Tüzük gereği yapılan kongrede mevcut Başkan Mücahit Ceylan ile muhalefet eden Felat Bozarslan önderliğindeki listeler yarıştı. Usulen konuşmasını yapmak üzere önce muhalif başkan adayı Felat Bozarslan kürsüye çıktı. Keskin eleştiri içeren ama hakaret sınırlarına varmayan bir konuşma yaptı Felat Bozarslan. Daha sonra Bozarslan’ın iddialarına ve argümanlarına cevap vermek üzere Mücahit Ceylan kürsüye çıktı, konuşmasını yaptı. Muhalif başkan adayının eleştirilerini olgunlukla yanıtlamaya çalıştı Mücahit Ceylan.
Ardından delegeler oy kullanmaya başladı. Oy kullanımı sona erdikten sonra iki defa oylar sayılarak netice belirlendi. Neticede Felat Bozarslan 123, Mücahit Ceylan 120 oy aldı. Bu sonuçla Felat Bozarslan GGC’nin yeni başkanı oldu. Başa baş geçen seçimde, demek ki seçimi kaybeden Mücahit Ceylan azıcık daha delegeleri ikna etmesi gerekiyordu.
Sonuçların açıklanmasından sonra eski başkanlardan Naci Sapan, Faruk Balıkçı, Veysi İpek ve Mücahit Ceylan yeni başkan Felat Bozarslan ile birlikte görüntü verdiler. Bu cemiyetin dayanışması ve birlik beraberlik ruhu açısından hoş bir mesaj oldu. GGC’ye üye olan herkes bu mesajı alkışladı, başkanları tebrik etti.
Yeni başkan Felat Bozarslan ile ilgili birkaç cümle sarf etmek gerekirse…
Kongrede yaptığı konuşmada bazı vaatlerde bulundu. Gazetecilerin yaşayacakları sıkıntılı anlarda yanında olmak, medya akademisini kurmak, TOKİ üzerinde gazetecilerin ev sahibi olmaları yönünde çalışmalar yapmak ve en önemlisi cemiyet için bağımsız ve çok fonksiyonlu bir binaya sahip olmak vb konularda çalışma yapmak gibi ağır bir yükümlülüğün altına girdi.
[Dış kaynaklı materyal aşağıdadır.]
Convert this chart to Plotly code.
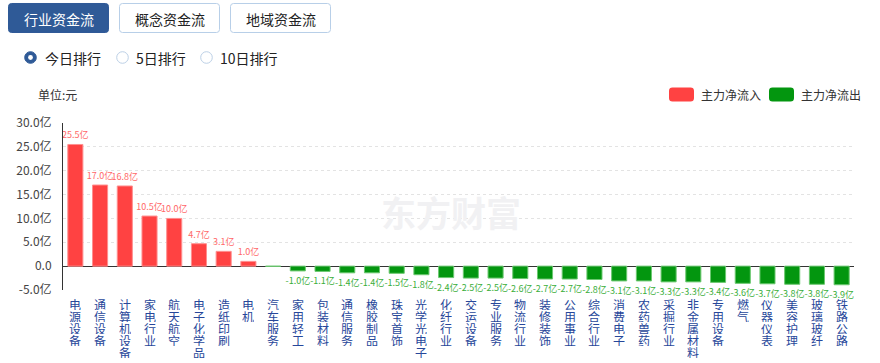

Bu anlamda işi zor, ama yeni başkana bu gibi çalışmalarda her bir cemiyet mensubunun destek olması gerektiği belirtmek isterim.
Son kongrede seçimi kaybeden taraf başta olmak üzere cemiyete hiç kimsenin küsmemesi, uzak durmaması gerekir. Hepimiz meslektaşız ve son noktada arkadaşız. Bu arkadaşlık duygusunu bir kenara atmamak dileğiyle Mücahit Ceylan arkadaşımıza yaptığı hizmetlerden dolayı teşekkür eder, Felat Bozarslan’a yapacağı işlerden dolayı başarılar dilerim.